Santy, the CERC president, acknowledged the need for a "release valve" to allow the bonding of projects based on unforeseen needs. He also said the ranking system should allow for priorities that cater to smaller towns, not just the cities, where large economic development projects tend to be located.

That warmed state Sen. Leonard A. Fasano up to the idea.

Fasano, a Republican who represents the small- and mid-sized towns of North Haven, Wallingford and East Haven, said such a provision could cause him to support the reform.

"You can say $100,000 is a lot for this town, but $100,000 may not be a big deal to Waterbury or New Haven," he said.

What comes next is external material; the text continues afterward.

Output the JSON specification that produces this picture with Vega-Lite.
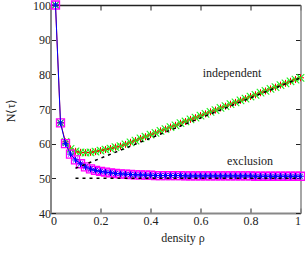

Gaffey said exceptions could be made "for extenuating circumstances," but not "political exceptions."

The CERC report also addresses the need to stop bonding local projects such as athletic fields and items that are sometimes out of use by the time the bond is paid off in 10 or 20 years.

Restricting bond money for such projects could cause a rise in municipal property taxes, but Santy said his group is looking out for the state's long-term health, which ultimately includes more jobs and more overall tax revenue.

The risk of not changing the system "is that we squander limited and important resources on projects that are not toward the vision of what we want Connecticut to be," he said.

For Gaffey, there's a historical basis for his proposal: It's like Franklin Delano Roosevelt, who initiated massive public works projects during the Great Depression to spur the economy, he suggested.

"He did it and it worked," Gaffey said. "We ought to be doing it again, and not stop doing it."

It's an ambitious fight, one Gaffey knows won't be easy.

"I don't think that any governor will give that (power) up," he said. "But I think if we're being intellectually honest about the need for more transparency and how we're making decisions with massive amounts of taxpayer money, then this is the way to go."